## Direction
Without the pictures, print the lines running from the beginning of the material to the line containing "var igRipRIPLET = [0.32, 0.34, 0.48, 0.45, 0.36, 0.4];", both ends included.
-- START OF Dataset content --
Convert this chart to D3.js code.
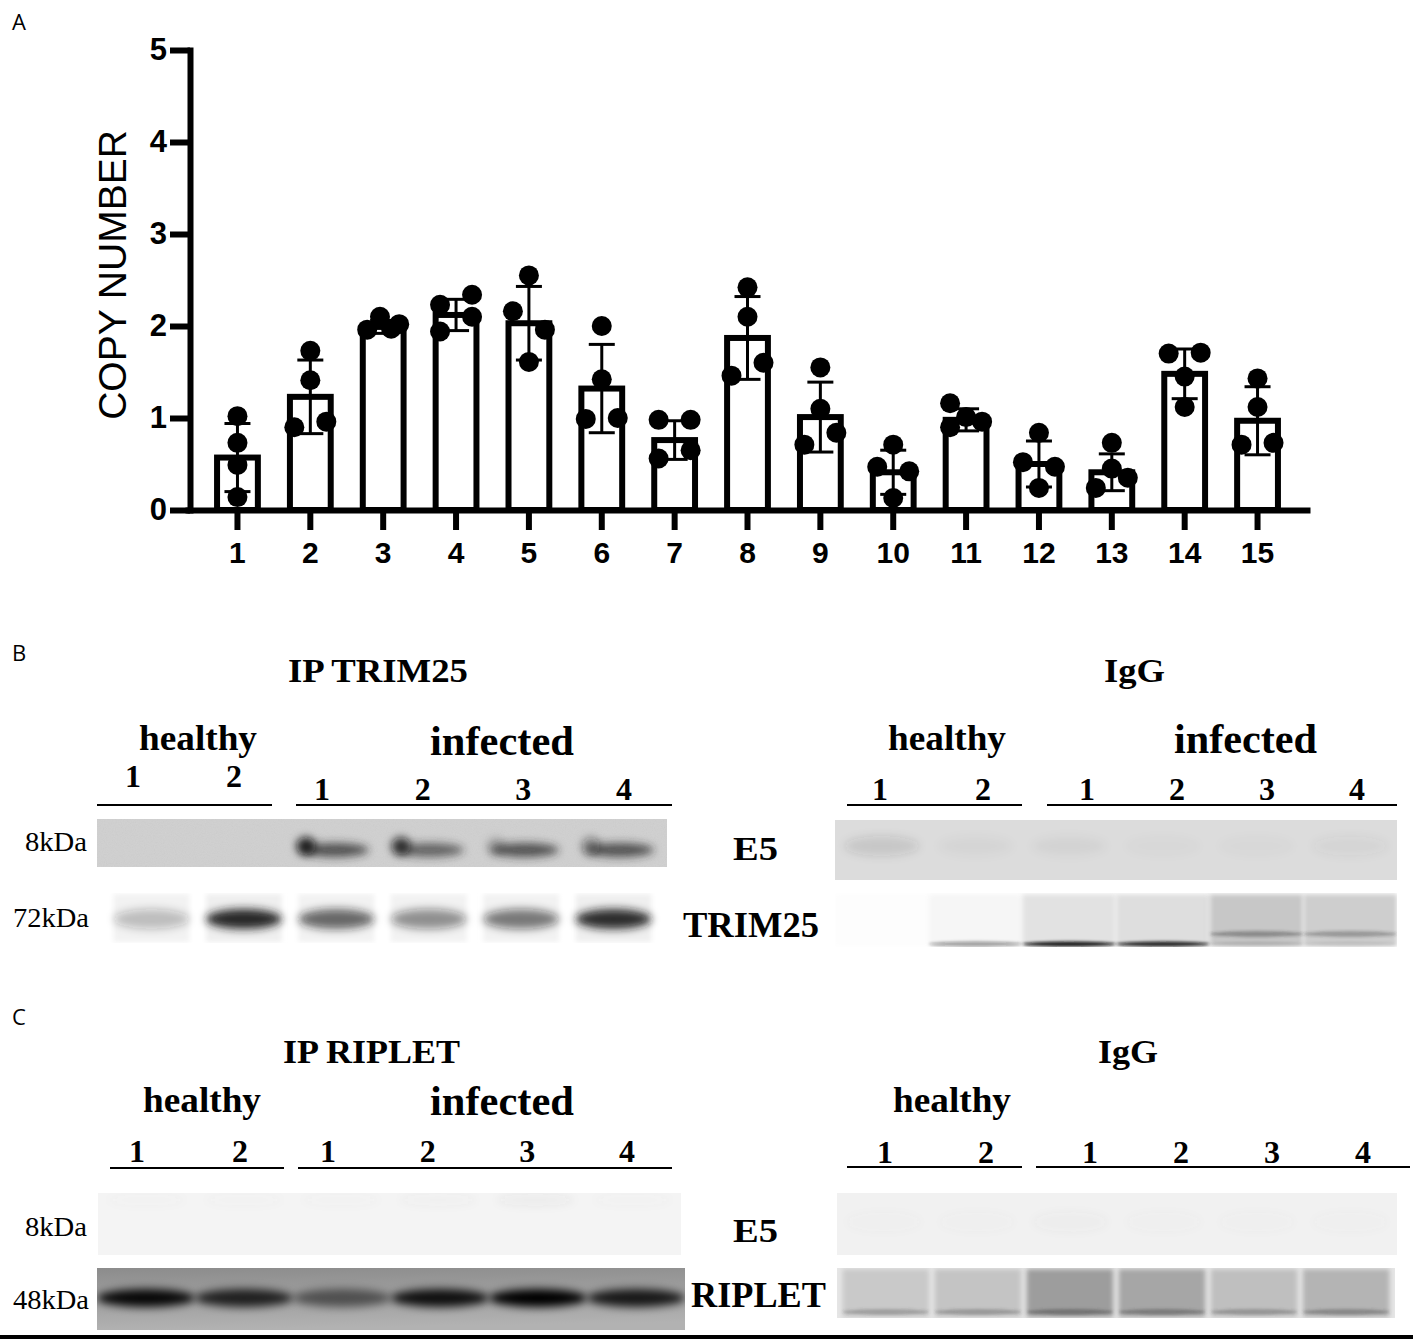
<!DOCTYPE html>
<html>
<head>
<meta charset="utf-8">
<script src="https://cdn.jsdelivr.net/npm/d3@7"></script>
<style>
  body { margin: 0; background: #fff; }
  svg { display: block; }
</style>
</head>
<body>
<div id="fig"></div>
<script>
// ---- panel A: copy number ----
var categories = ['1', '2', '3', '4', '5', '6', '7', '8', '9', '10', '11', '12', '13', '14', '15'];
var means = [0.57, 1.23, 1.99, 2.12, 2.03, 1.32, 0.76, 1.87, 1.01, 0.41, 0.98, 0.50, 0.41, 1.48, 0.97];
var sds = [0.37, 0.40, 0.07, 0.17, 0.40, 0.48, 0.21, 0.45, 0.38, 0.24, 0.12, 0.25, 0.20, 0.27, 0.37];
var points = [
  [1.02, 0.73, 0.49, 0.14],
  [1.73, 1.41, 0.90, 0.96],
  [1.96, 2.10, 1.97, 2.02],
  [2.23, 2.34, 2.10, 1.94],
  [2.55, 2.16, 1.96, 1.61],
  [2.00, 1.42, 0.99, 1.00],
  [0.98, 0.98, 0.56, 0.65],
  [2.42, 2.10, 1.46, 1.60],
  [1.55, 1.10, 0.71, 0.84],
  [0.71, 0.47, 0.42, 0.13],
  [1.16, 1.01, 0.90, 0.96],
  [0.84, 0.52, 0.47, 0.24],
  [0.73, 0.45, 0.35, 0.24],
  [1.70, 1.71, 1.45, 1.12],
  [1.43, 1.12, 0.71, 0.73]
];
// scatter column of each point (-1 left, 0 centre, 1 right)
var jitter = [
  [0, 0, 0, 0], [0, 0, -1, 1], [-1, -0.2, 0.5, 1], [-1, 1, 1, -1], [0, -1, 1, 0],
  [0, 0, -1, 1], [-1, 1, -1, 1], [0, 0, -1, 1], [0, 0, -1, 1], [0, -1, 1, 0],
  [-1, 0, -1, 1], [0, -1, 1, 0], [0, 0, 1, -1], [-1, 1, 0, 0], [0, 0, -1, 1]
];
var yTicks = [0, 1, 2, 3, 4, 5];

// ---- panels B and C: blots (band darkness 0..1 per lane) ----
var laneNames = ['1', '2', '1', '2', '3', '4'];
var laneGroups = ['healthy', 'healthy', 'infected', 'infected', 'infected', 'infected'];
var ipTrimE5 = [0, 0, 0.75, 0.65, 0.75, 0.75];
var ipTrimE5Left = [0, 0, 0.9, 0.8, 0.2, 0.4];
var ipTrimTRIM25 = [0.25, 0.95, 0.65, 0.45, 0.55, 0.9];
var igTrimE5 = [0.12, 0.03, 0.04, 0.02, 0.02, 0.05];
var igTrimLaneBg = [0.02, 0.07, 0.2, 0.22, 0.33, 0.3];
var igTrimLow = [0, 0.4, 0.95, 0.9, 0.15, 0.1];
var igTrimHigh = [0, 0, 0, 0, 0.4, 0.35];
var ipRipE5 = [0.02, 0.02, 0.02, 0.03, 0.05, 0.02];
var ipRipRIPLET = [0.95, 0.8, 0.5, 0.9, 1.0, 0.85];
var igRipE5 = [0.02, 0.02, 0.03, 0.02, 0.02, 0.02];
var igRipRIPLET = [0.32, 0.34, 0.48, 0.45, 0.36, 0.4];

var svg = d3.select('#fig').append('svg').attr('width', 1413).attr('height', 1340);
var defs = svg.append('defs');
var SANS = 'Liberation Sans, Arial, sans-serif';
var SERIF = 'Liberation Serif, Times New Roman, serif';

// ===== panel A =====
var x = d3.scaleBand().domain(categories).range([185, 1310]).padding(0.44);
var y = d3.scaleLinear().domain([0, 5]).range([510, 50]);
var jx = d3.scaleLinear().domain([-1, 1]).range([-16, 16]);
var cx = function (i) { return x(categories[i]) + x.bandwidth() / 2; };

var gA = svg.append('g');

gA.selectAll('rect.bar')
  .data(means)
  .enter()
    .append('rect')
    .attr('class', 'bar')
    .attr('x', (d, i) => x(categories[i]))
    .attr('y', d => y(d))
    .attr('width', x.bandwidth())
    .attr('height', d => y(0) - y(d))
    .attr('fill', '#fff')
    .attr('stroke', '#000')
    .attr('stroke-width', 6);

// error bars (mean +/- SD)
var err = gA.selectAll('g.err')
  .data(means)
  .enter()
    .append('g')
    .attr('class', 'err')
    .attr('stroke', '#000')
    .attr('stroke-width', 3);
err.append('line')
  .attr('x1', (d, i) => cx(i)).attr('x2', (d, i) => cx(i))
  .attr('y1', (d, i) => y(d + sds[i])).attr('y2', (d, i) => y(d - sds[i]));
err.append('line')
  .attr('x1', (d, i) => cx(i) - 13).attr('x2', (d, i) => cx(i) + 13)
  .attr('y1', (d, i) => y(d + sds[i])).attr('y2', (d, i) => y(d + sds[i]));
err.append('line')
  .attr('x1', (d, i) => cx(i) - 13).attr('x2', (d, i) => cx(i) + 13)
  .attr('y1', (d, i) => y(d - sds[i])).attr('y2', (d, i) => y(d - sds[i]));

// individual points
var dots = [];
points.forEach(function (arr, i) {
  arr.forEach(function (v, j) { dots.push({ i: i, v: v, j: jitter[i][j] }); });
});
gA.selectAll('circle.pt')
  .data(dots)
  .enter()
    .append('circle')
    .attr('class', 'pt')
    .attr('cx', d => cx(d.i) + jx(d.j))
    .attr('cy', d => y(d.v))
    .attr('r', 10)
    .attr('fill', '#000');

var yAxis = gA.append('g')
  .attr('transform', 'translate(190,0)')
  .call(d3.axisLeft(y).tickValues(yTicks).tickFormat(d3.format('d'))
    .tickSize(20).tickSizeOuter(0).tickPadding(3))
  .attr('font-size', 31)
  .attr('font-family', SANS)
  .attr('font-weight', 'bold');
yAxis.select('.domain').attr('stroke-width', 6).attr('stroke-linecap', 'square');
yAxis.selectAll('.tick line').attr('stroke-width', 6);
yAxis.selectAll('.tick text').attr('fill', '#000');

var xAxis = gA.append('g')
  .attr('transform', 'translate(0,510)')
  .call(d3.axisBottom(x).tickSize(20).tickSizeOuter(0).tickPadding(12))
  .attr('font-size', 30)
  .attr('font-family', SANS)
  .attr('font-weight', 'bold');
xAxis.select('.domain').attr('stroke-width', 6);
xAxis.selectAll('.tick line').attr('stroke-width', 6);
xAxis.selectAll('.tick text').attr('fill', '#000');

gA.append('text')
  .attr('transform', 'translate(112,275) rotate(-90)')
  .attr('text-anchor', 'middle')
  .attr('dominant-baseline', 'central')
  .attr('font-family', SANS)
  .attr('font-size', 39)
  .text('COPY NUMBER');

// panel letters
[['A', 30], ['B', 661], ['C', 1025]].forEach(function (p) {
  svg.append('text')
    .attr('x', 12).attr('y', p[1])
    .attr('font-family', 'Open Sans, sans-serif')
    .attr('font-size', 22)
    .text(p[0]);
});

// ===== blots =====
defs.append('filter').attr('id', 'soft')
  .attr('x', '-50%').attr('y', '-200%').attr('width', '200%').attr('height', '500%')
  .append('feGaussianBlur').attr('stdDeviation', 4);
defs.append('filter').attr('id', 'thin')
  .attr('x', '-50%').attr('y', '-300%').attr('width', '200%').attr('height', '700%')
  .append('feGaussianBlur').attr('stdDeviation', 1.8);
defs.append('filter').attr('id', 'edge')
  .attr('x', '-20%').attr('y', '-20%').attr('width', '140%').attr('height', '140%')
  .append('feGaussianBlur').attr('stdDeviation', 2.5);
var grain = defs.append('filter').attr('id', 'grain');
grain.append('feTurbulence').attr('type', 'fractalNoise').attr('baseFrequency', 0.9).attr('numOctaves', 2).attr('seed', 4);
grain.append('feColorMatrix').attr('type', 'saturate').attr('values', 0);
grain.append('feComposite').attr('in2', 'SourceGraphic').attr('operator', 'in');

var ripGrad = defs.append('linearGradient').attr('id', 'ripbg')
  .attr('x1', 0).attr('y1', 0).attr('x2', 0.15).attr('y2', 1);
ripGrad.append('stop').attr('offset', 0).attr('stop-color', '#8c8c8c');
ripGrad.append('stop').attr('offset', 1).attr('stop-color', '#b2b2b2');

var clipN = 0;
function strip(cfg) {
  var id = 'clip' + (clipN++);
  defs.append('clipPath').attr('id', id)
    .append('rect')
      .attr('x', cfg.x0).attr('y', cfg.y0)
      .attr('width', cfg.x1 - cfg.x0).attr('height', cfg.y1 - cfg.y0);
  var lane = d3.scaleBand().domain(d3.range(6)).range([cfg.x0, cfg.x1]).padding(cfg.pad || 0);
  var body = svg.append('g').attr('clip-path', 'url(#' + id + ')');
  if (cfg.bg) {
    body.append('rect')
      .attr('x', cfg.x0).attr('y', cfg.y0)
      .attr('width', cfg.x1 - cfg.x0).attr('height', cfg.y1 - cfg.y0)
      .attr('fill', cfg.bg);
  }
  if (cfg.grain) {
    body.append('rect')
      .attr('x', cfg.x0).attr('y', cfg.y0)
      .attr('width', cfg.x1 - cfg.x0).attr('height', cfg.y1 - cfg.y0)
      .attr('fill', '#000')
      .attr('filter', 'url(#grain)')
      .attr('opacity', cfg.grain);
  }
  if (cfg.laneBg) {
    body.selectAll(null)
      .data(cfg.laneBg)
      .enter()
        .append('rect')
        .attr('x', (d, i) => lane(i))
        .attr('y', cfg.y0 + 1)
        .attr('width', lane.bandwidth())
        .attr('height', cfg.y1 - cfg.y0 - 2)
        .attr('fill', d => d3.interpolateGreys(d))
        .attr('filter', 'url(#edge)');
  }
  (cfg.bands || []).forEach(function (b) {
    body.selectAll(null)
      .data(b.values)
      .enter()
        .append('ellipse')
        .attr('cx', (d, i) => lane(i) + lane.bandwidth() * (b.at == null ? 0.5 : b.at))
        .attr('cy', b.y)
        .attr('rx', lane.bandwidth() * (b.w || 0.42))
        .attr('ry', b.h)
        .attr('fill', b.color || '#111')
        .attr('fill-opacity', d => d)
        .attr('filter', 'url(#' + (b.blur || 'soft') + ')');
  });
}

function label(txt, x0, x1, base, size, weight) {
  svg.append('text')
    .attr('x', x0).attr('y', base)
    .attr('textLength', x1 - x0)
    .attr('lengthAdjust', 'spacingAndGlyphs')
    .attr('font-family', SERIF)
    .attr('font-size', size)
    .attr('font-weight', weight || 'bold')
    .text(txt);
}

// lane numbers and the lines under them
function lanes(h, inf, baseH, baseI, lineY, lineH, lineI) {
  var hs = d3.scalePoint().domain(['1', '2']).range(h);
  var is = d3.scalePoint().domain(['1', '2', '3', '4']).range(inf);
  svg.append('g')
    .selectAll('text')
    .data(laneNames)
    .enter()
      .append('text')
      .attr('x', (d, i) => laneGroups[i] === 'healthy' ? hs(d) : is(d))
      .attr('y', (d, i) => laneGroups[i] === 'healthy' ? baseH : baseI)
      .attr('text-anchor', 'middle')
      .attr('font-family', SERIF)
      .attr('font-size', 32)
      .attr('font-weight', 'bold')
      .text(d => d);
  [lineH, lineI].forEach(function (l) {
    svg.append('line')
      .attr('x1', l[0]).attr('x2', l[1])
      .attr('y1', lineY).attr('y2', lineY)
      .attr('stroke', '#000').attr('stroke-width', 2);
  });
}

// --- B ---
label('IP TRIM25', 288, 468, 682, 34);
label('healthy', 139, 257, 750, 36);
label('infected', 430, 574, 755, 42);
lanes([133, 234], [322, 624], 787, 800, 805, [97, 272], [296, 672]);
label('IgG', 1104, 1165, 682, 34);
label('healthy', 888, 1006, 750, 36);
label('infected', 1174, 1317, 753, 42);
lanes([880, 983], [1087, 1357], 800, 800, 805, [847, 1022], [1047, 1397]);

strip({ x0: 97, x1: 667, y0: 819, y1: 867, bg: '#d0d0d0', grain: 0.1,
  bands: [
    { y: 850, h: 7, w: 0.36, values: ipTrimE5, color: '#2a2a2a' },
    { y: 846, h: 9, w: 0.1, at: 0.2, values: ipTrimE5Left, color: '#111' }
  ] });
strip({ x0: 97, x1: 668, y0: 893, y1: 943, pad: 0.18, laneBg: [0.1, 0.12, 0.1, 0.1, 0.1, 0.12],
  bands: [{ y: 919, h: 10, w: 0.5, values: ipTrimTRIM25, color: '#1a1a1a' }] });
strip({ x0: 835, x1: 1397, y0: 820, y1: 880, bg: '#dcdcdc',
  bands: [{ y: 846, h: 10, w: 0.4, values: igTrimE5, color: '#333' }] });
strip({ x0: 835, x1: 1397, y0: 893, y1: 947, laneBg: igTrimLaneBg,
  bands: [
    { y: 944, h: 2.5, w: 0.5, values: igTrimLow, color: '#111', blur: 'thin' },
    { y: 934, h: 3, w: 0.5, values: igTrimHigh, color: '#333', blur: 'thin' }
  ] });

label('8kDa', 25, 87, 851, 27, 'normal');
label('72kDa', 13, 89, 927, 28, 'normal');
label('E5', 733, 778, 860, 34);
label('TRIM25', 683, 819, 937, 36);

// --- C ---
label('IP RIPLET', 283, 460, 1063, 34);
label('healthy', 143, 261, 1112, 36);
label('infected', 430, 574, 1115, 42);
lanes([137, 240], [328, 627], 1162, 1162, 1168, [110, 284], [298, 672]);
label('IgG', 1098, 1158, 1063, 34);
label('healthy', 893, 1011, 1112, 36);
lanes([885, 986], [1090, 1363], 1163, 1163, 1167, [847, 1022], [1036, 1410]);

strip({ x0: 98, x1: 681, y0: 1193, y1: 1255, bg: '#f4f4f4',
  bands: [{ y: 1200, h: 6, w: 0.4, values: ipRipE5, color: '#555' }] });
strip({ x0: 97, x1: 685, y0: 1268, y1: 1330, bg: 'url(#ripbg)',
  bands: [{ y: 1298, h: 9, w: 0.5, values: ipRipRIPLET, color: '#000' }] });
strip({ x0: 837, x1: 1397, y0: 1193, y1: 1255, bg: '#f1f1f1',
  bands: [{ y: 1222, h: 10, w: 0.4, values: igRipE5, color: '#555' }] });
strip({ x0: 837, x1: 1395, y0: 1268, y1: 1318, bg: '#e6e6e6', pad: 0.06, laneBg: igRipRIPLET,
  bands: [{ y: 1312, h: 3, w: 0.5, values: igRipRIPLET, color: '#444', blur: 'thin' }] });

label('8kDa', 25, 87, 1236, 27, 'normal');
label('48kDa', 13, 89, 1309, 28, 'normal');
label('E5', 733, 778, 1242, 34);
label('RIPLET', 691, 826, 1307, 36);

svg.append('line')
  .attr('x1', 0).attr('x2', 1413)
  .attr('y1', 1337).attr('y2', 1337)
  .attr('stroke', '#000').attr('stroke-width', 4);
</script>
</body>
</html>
-- END OF Dataset content --
## Task output
Convert this chart to D3.js code.
<!DOCTYPE html>
<html>
<head>
<meta charset="utf-8">
<script src="https://cdn.jsdelivr.net/npm/d3@7"></script>
<style>
  body { margin: 0; background: #fff; }
  svg { display: block; }
</style>
</head>
<body>
<div id="fig"></div>
<script>
// ---- panel A: copy number ----
var categories = ['1', '2', '3', '4', '5', '6', '7', '8', '9', '10', '11', '12', '13', '14', '15'];
var means = [0.57, 1.23, 1.99, 2.12, 2.03, 1.32, 0.76, 1.87, 1.01, 0.41, 0.98, 0.50, 0.41, 1.48, 0.97];
var sds = [0.37, 0.40, 0.07, 0.17, 0.40, 0.48, 0.21, 0.45, 0.38, 0.24, 0.12, 0.25, 0.20, 0.27, 0.37];
var points = [
  [1.02, 0.73, 0.49, 0.14],
  [1.73, 1.41, 0.90, 0.96],
  [1.96, 2.10, 1.97, 2.02],
  [2.23, 2.34, 2.10, 1.94],
  [2.55, 2.16, 1.96, 1.61],
  [2.00, 1.42, 0.99, 1.00],
  [0.98, 0.98, 0.56, 0.65],
  [2.42, 2.10, 1.46, 1.60],
  [1.55, 1.10, 0.71, 0.84],
  [0.71, 0.47, 0.42, 0.13],
  [1.16, 1.01, 0.90, 0.96],
  [0.84, 0.52, 0.47, 0.24],
  [0.73, 0.45, 0.35, 0.24],
  [1.70, 1.71, 1.45, 1.12],
  [1.43, 1.12, 0.71, 0.73]
];
// scatter column of each point (-1 left, 0 centre, 1 right)
var jitter = [
  [0, 0, 0, 0], [0, 0, -1, 1], [-1, -0.2, 0.5, 1], [-1, 1, 1, -1], [0, -1, 1, 0],
  [0, 0, -1, 1], [-1, 1, -1, 1], [0, 0, -1, 1], [0, 0, -1, 1], [0, -1, 1, 0],
  [-1, 0, -1, 1], [0, -1, 1, 0], [0, 0, 1, -1], [-1, 1, 0, 0], [0, 0, -1, 1]
];
var yTicks = [0, 1, 2, 3, 4, 5];

// ---- panels B and C: blots (band darkness 0..1 per lane) ----
var laneNames = ['1', '2', '1', '2', '3', '4'];
var laneGroups = ['healthy', 'healthy', 'infected', 'infected', 'infected', 'infected'];
var ipTrimE5 = [0, 0, 0.75, 0.65, 0.75, 0.75];
var ipTrimE5Left = [0, 0, 0.9, 0.8, 0.2, 0.4];
var ipTrimTRIM25 = [0.25, 0.95, 0.65, 0.45, 0.55, 0.9];
var igTrimE5 = [0.12, 0.03, 0.04, 0.02, 0.02, 0.05];
var igTrimLaneBg = [0.02, 0.07, 0.2, 0.22, 0.33, 0.3];
var igTrimLow = [0, 0.4, 0.95, 0.9, 0.15, 0.1];
var igTrimHigh = [0, 0, 0, 0, 0.4, 0.35];
var ipRipE5 = [0.02, 0.02, 0.02, 0.03, 0.05, 0.02];
var ipRipRIPLET = [0.95, 0.8, 0.5, 0.9, 1.0, 0.85];
var igRipE5 = [0.02, 0.02, 0.03, 0.02, 0.02, 0.02];
var igRipRIPLET = [0.32, 0.34, 0.48, 0.45, 0.36, 0.4];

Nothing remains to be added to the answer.